En 2017, l’économie du Vietnam a connu une croissance de 6,7%, un des taux les plus rapides au monde. La priorité faite à ce développement fulgurant a un coût : gonflées par l’exode rural, les grandes agglomérations souffrent d’embouteillages chroniques et de niveaux record de pollution de l’air, les pratiques d’une industrialisation non contrôlée épuisent le sol des campagnes ; les rejets de déchets et d’eaux usées étouffent les cours d’eau et l’essor démographique – 95 millions d’habitants en 2017 – met sous pression l’équilibre écologique.
« Avec le changement climatique, l’ennemi n’est pas devant nous, mais à l’intérieur de nous, car nous faisons des choses qui aggravent délibérément la situation ». Dans la mégalopole d’Ho Chi Minh, Hong Hoang a fondé une des plus importantes organisations de défense de l’environnement du pays, Change. Elle se bat sur trois fronts : le trafic de faune sauvage, dont le Vietnam est une des plaques tournantes, les énergies renouvelables, très peu développées malgré un fort potentiel éolien et solaire, et l’atténuation des impacts du changement climatique par des programmes de développement durable.

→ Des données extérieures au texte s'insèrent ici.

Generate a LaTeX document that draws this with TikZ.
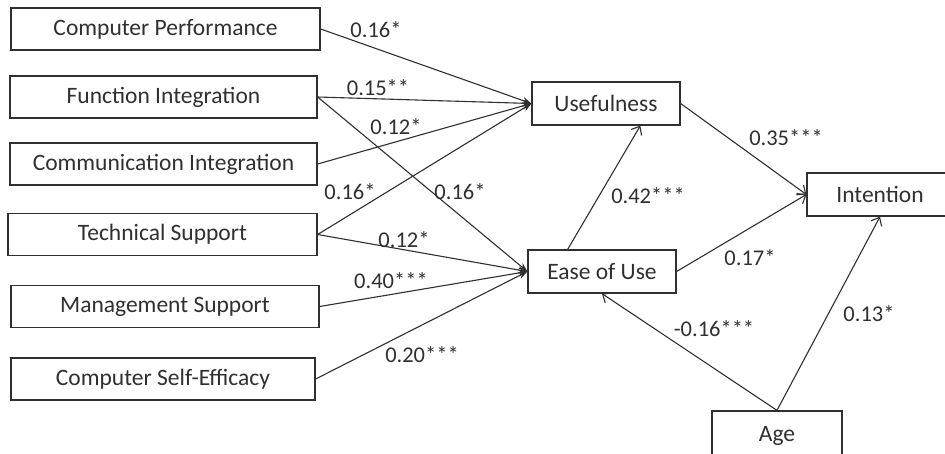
\documentclass[tikz,border=0pt]{standalone}
\usepackage{fontspec}
\setmainfont{Carlito}
\usetikzlibrary{arrows.meta,calc}
\definecolor{ink}{HTML}{303030}
\begin{document}
\begin{tikzpicture}[x=1pt,y=-1pt,
  box/.style={draw=ink,line width=1.3pt,inner sep=0pt,minimum height=42pt,text=ink,font=\fontsize{23.5}{25}\selectfont},
  lab/.style={text=ink,inner sep=0pt,font=\fontsize{22.5}{24}\selectfont},
  inarr/.style={draw=ink,line width=1.1pt,-{Stealth[length=9pt,width=7pt]}},
  outarr/.style={draw=ink,line width=1.1pt,-{Straight Barb[length=7pt,width=12pt,line width=1.1pt]}}]
\useasboundingbox (0,0) rectangle (945,453);
\clip (0,0) rectangle (945,453);
\fill[white] (0,0) rectangle (945,453);
% left boxes
\node[box,minimum width=309pt] (cp)  at (165.5,29)  {Computer Performance};
\node[box,minimum width=307pt] (fi)  at (163.5,97)  {Function Integration};
\node[box,minimum width=307pt] (ci)  at (163.5,164) {Communication Integration};
\node[box,minimum width=309pt] (ts)  at (162.5,234.5) {Technical Support};
\node[box,minimum width=308pt] (ms)  at (165,306.5) {Management Support};
\node[box,minimum width=304pt] (cse) at (163,379)  {Computer Self-Efficacy};
% right boxes
\node[box,minimum width=148pt,minimum height=43pt] (use) at (606,103.5) {Usefulness};
\node[box,minimum width=148pt,minimum height=43pt] (ease) at (602,271.5) {Ease of Use};
\node[box,minimum width=146pt,minimum height=43pt] (int) at (880,194.5) {Intention};
\node[box,minimum width=130pt,minimum height=50pt] (age) at (777,436) {Age};
% arrows into Usefulness
\draw[inarr] (cp.east) -- (use.west);
\draw[inarr] (fi.east) -- (use.west);
\draw[inarr] (ci.east) -- (use.west);
\draw[inarr] (ts.east) -- (use.west);
% arrows into Ease of Use
\draw[inarr] (fi.east) -- (ease.west);
\draw[inarr] (ts.east) -- (ease.west);
\draw[inarr] (ms.east) -- (ease.west);
\draw[inarr] (cse.east) -- (ease.west);
% right part
\draw[outarr] ($(ease.north west)!0.27!(ease.north east)$) -- ($(use.south west)!0.73!(use.south east)$);
\draw[outarr] (use.east) -- (int.west);
\draw[outarr] (ease.east) -- (int.west);
\draw[outarr] (age.north) -- (ease.south);
\draw[outarr] (age.north) -- (int.south);
% labels
\node[lab] (l1) at (376,30) {0.16*};
\node[lab] (l2) at (378,88) {0.15**};
\node[lab] (l3) at (396,127) {0.12*};
\node[lab] (l4) at (350,192) {0.16*};
\node[lab] (l5) at (460,192) {0.16*};
\node[lab] (l6) at (404,240) {0.12*};
\node[lab] (l7) at (391,281) {0.40***};
\node[lab] (l8) at (422,355) {0.20***};
\node[lab] (l9) at (648,196) {0.42***};
\node[lab] (l10) at (786,138) {0.35***};
\node[lab] (l11) at (750,258) {0.17*};
\node[lab] (l12) at (714,329) {-0.16***};
\node[lab] (l13) at (869,314) {0.13*};
\end{tikzpicture}
\end{document}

Interview vidéo d’Hong Hoang :
Dans les dix prochaines années, les besoins en électricité vont tripler au Vietnam, qui a fixé un quota de production de 55 millions de tonnes en 2030.
Selon une étude de l’université d’Harvard,
« d’ici 2030, le Vietnam sera le pays de l’ASEAN le plus touché par la pollution par le charbon en termes de taux de mortalité prématurée due aux émissions des centrales. Au total, on estime qu’il y aura près de vingt mille décès par an supplémentaires en raison de la pollution au charbon, soit cinq fois plus qu’en 2011 ». À travers le pays, de plus en plus de citoyens subissent les effets conjoints du changement climatique et de l’industrialisation.

Dix jours par mois, le professeur Duong Van Ni enseigne l'écologie et la gestion des ressources naturelles : "L'éducation est la chose la plus importante pour que notre pays ait une chance de s'en sortir mais je dis aussi à mes élèves de sortir sur le terrain et d'utiliser leurs cinq sens." L'Université de Can Tho abrite un campus de 60 000 étudiants et est renommée pour ses projets innovants sur les impacts du changement climatique dans l'écosystème des deltas.